Stephen Hawking sosteneva che il principale nemico dell’uomo non fosse l’ignoranza, ma l’illusione della conoscenza: specialmente quando, arrivate a un certo punto del loro percorso di apprendimento, le persone si “siedono” su ciò che sanno e iniziano a rifiutare gli stimoli nuovi, rinunciando a ogni sfida impegnativa.
Quando si è in questo processo, le nuove informazioni si acquisiscono solo su temi già conosciuti (o affini) e con metodi già consolidati. Il vero apprendimento, però, è quello che permette alla nostra mente di spingersi davvero un po’ più in là rispetto ai territori già battuti.
È pensando a tutto ciò che il matematico, economista e scrittore statunitense E. R. Weinstein ha proposto il concetto di “sandbox mentali” e ha sostenuto la necessità di usarle.
Il termine “sandbox” viene dal gergo informatico: infatti i programmatori chiamano così dei particolari spazi sicuri all’interno dei PC dove è possibile analizzare il comportamento di virus e malware senza rischi per il sistema. Creare una sandbox mentale significherebbe quindi creare uno spazio interiore dove accogliere i concetti e le idee più innovativi, contraddittori ed estranei per conoscerli meglio.
Weinstein ci invita quindi a dare una possibilità a tutte quelle idee che giudichiamo troppo complicate, distanti dalla nostra sensibilità, irrazionali, eretiche, bizzarre e a ragionarci sopra senza scartarle a priori: una specie di esercizio mentale continuo.
Tutti tendiamo, specialmente a una certa età, a comportarci da “pensatori conformisti” per risparmiare energie mentali: attribuiamo verità e validità solo alle informazioni che si accordano con la nostra visione del mondo. La sandbox mentale rappresenta l’esatto opposto, perché ci spinge a consumare energie cognitive e ci espone a un salutare disequilibrio, almeno una volta tanto.
Il nostro cervello è, per natura, avverso a tutto ciò che appare contraddittorio o senza spiegazione. La tentazione più comune è di etichettare ogni cosa per spiegarla, oppure rifiutare direttamente un’informazione che nella sua ambiguità può mettere in pericolo il sistema (come se fosse davvero un PC minacciato). Per iniziare il prezioso allenamento delle sandbox mentali è sufficiente darsi sempre un po’ più tempo prima di scartare una nuova proposta o prima di etichettare una notizia come “folle”.

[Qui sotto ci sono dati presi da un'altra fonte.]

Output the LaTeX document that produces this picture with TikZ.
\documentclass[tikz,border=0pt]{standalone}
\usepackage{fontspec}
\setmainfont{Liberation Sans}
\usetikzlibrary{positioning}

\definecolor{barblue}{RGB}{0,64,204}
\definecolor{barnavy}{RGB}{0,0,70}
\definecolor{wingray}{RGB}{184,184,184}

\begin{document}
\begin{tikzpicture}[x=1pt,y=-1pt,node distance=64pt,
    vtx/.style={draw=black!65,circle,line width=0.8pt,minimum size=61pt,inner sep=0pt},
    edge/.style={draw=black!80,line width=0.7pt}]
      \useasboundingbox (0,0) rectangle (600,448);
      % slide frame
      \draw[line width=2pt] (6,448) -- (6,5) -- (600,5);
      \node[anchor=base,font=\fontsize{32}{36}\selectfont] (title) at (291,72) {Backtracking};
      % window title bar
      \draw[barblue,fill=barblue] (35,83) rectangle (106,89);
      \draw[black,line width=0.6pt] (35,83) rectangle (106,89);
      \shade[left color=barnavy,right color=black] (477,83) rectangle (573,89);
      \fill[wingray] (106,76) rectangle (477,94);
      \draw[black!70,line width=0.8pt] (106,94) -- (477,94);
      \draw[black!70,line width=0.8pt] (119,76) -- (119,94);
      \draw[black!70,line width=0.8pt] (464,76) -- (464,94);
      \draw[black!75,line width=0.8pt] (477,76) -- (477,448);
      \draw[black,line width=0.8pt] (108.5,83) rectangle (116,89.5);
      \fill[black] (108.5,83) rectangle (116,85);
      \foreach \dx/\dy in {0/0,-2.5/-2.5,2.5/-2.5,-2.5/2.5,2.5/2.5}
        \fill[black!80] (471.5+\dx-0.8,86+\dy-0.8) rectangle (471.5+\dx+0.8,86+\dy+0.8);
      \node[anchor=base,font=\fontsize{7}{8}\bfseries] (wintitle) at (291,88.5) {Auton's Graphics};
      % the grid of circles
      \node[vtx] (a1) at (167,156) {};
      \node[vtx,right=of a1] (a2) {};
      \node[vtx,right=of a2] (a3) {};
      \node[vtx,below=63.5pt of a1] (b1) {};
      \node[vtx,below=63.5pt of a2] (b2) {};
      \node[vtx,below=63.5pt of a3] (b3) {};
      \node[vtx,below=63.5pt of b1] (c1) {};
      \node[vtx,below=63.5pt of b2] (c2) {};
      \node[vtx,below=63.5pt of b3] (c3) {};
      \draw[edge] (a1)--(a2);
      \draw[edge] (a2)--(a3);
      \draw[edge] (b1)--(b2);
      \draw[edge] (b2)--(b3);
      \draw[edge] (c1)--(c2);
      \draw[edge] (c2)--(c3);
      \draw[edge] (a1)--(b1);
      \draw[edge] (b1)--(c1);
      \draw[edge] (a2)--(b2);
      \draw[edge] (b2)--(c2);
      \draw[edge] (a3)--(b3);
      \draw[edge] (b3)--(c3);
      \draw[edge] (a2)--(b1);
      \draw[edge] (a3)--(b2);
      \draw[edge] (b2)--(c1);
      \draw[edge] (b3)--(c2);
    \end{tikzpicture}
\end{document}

I mutamenti sempre più veloci nella nostra società ci fanno capire che qualsiasi cosa oggi ritenuta intramontabile, dalla tecnologia ai valori, potrebbe non esistere più un domani. Creare spazi mentali dove mettere in discussione le novità o le stranezze del mondo significa mantenere una plasticità del pensiero che può essere particolarmente utile nel nostro mondo.
Senza saperlo, quasi tutti gli scienziati e i grandi innovatori hanno attivato delle sandbox mentali che hanno permesso loro di scardinare ciò che sapevano e pervenire a nuove scoperte. Basta renderci conto che un pensiero nuovo non ci ucciderà, come a volte sembriamo credere.